Well then, in conclusion brothers and sisters I point you to the gospel behind this exhortation.  It’s there in verse 15. It speaks there of the grace of God.  Should we know this divine peace, it will be by the grace of God.  Should we know this holiness by which we can see the holy God, it will be by the grace of God.  We saw a bit of that explained even back in verse 10 when it talked about God’s parenting of us as his children.  There it talked about how God’s parental discipline of us results in our partaking of the holiness of God.  Don’t miss that such is the grace of God at work in our lives.  I think it is easy to make God’s grace seem so mysterious. Like we are just expecting some out of the blue “poof” and now I have peace or now I have holiness.  But God’s grace comes to us, more often than not, in much more ordinary ways.  Like how when he gives us some good old fatherly chastening when we sin.  Even when we have to learn the hard way like that, we should be thankful that it’s God’s grace growing us toward the goal of that everlasting shalom and the holiness of beholding God in glory.

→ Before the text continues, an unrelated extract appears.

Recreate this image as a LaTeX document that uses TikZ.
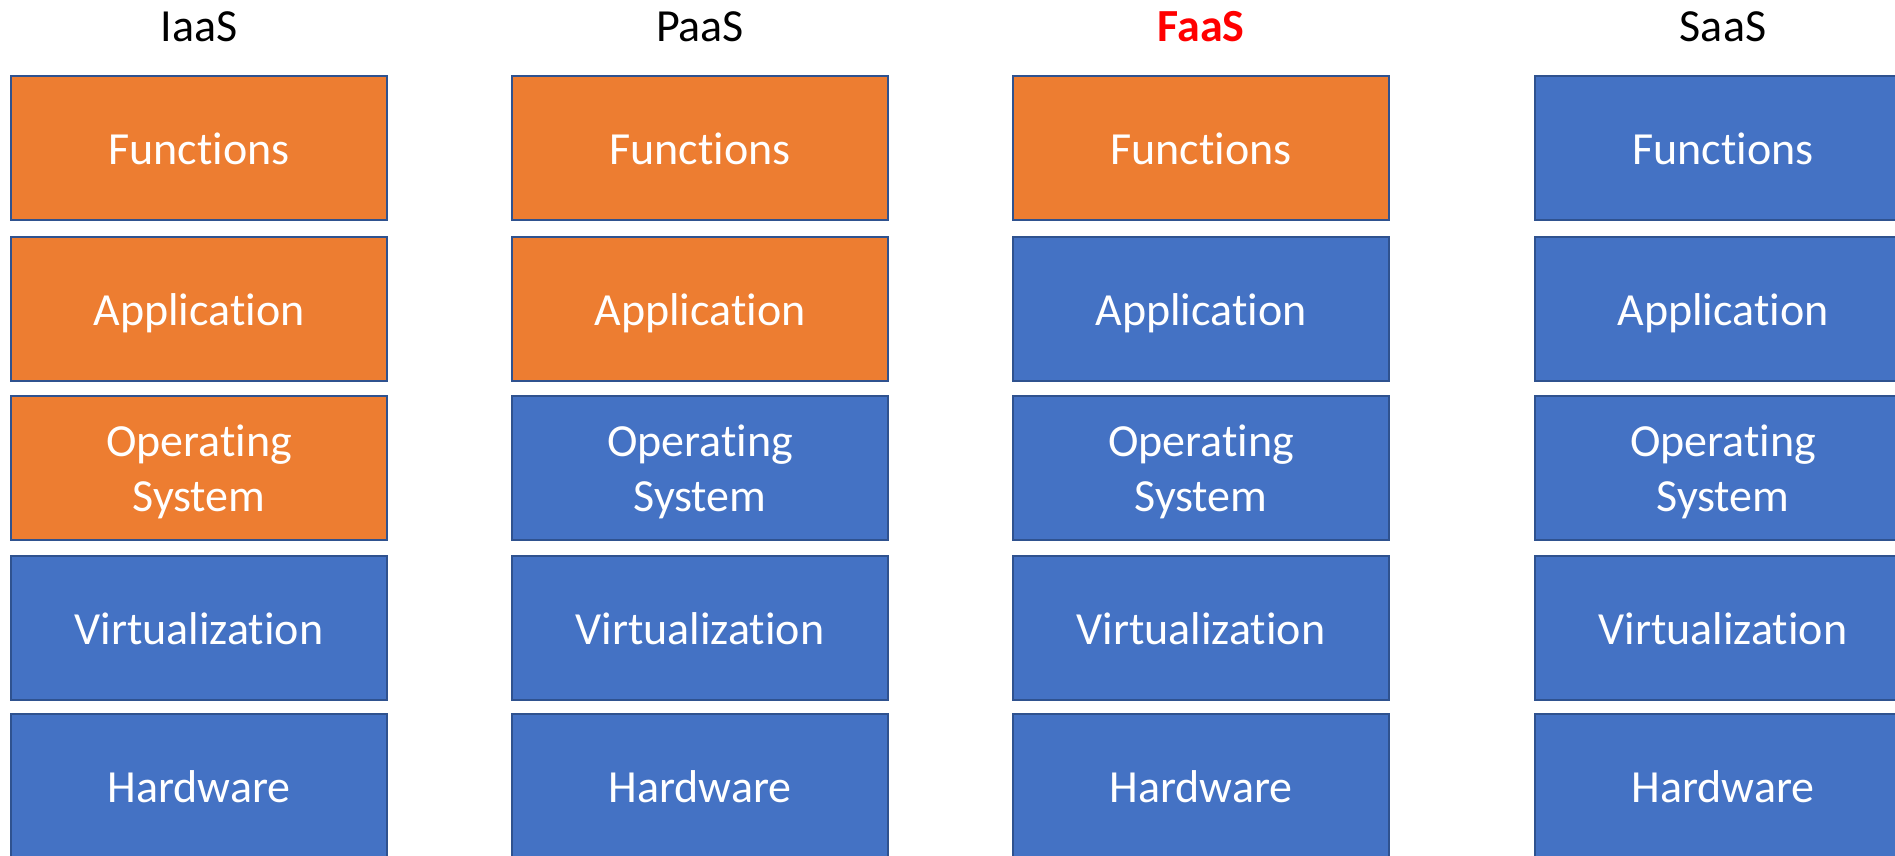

So then, I leave us with a final practical application in all this.  Recognizing God’s grace behind our ability to pursue such peace and holiness, I point you to another means of that grace.  It’s another thing that comes to us with that reference to Deuteronomy 29.  How does Moses end that exhortation to them?  What practical counsel does he give them so they could stand firm in their faith to the one true God?  Did he give them some mysterious secret tip?  No, he ended it in that classic verse of Deuteronomy 29:29.  “The secret things belong to the LORD our God, but those things which are revealed belong to us and to our children forever, that we may do all the words of this law.”  This too is grace from God and a help he gives us to pursue this peace and holiness: the Word of God and even the laws therein.  Let us make use of them in this pursuit of holiness and peace; not thinking that our growth and victory is of our own doing, but realizing that this too is another way that God’s grace is at work to see us safely through this journey of faith to glory.  Amen.